Boris Johnson might be in a whole heap of trouble right now but two years ago almost to the day he was master of all he surveyed. That December, he achieved an overall majority of 80 seats on a vote share of 43.6 per cent — barely six months after the Conservatives had crashed to an all-time low of 8.8 per cent in elections to the European Parliament, forced on Theresa May by her failure to leave the EU.
Few realised at the time — and maybe don’t even now — that the Tory majority could have been even bigger. Our research for the latest in the long-running Nuffield studies of British general elections suggests that, by attracting the support of former Labour and Ukip voters who might otherwise have backed him, Nigel Farage’s Brexit party may have saved up to 25 Labour MPs, denying Johnson a landslide majority of about 130 seats.
Intriguingly, the same research suggests that, owing to the overall swing to the Conservatives in most seats, Farage’s decision in 2019 not to stand candidates in Tory-held constituencies had far less impact.
All this points to an unnerving truth for the Conservative party — namely that, although one of the keys to its victory was the ability to “unite the right” with a promise to “Get Brexit Done”, it nevertheless remains vulnerable to a populist radical right insurgency.
These days, that insurgency comes in the guise of Reform UK — the successor to the Brexit party led by Farage’s former right-hand man, Richard Tice. As with the Brexit party (and Ukip before it) the Tories’ fear is not that their latest rightwing rival will take seats off them. But by attracting support both from those who would normally vote Tory and those who might do so for other reasons, it might help Labour and the Liberal Democrats win them instead.
That is a distinct possibility in the upcoming by-election in North Shropshire occasioned by the resignation of Owen Paterson — now just one episode in a spate of scandals that, along with rising concern about immigration in the Channel and antipathy towards anti-Covid measures, may trigger a significant anti-Tory protest vote.
Paterson didn’t have to worry in 2019 about the Brexit party denting what was, in any case, a massive Conservative majority. But rewind to the 2015 election and you find Ukip coming from practically nowhere to take nearly 18 per cent of the vote.
In some ways, that should come as no surprise. After all, North Shropshire is a solidly pro-Brexit seat, with 60 per cent of its voters estimated to have voted Leave in 2016.

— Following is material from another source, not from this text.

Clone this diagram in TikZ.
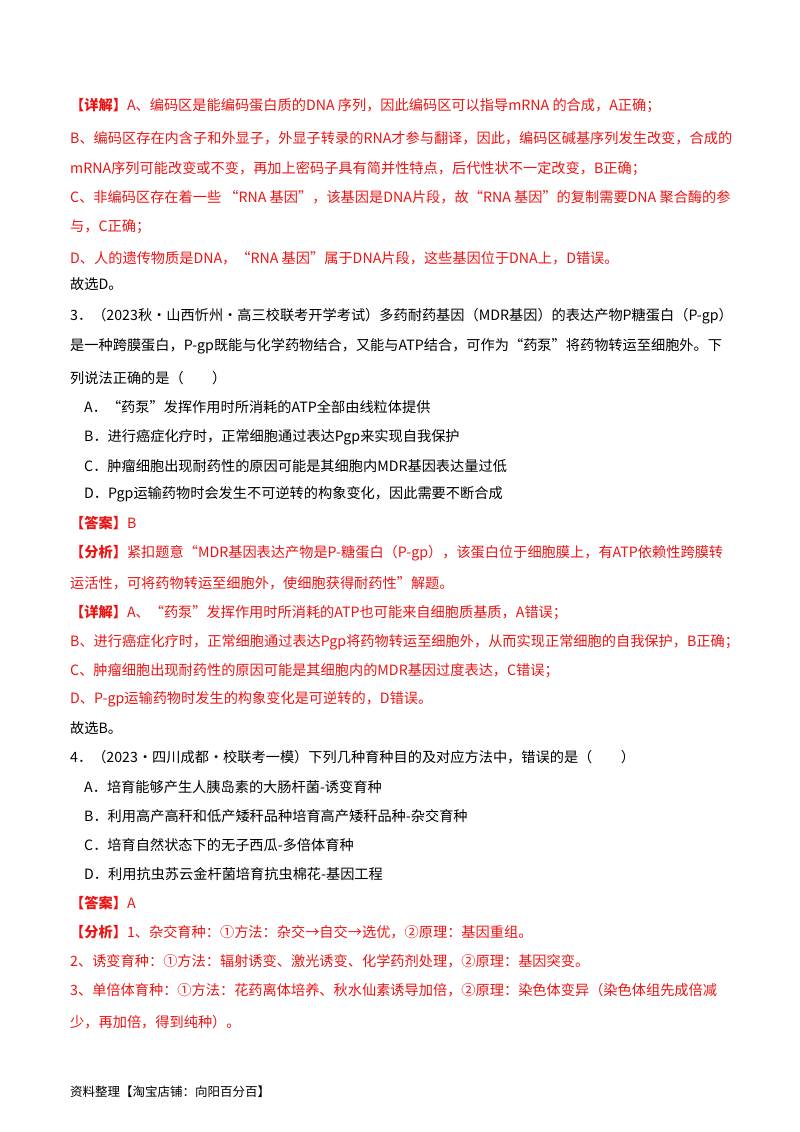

True, it makes it into the 200 most affluent parliamentary constituencies in the UK and boasts relatively few of the “left behind” supporters of the radical right. But Remain’s defeat in the EU referendum owed every bit as much to the comfortable Leavers of middle England as to their less well-heeled counterparts in more deprived areas. And in contrast with some European countries, voting for radical rightwing populists in the UK is a pastime mainly for the elderly or middle aged, of which North Shropshire has more than its fair share.
All this makes the seat a test bed of sorts for the radical right. But in the end, Reform UK can only help cost the Conservatives the seat in the event of a huge swing to either the Lib Dems or Labour. That’s not, of course, unprecedented and, after June’s shock result in Chesham and Amersham, anything is possible. But it does rely on tactically-inclined voters in North Shropshire knowing which of the two is really best placed to give Johnson a bloody nose — something that, thanks to the apparent reluctance of either party to give the other a clear run, doesn’t seem, so far anyway, to be as obvious as many advocates of a tacit “progressive alliance” hoped it might be.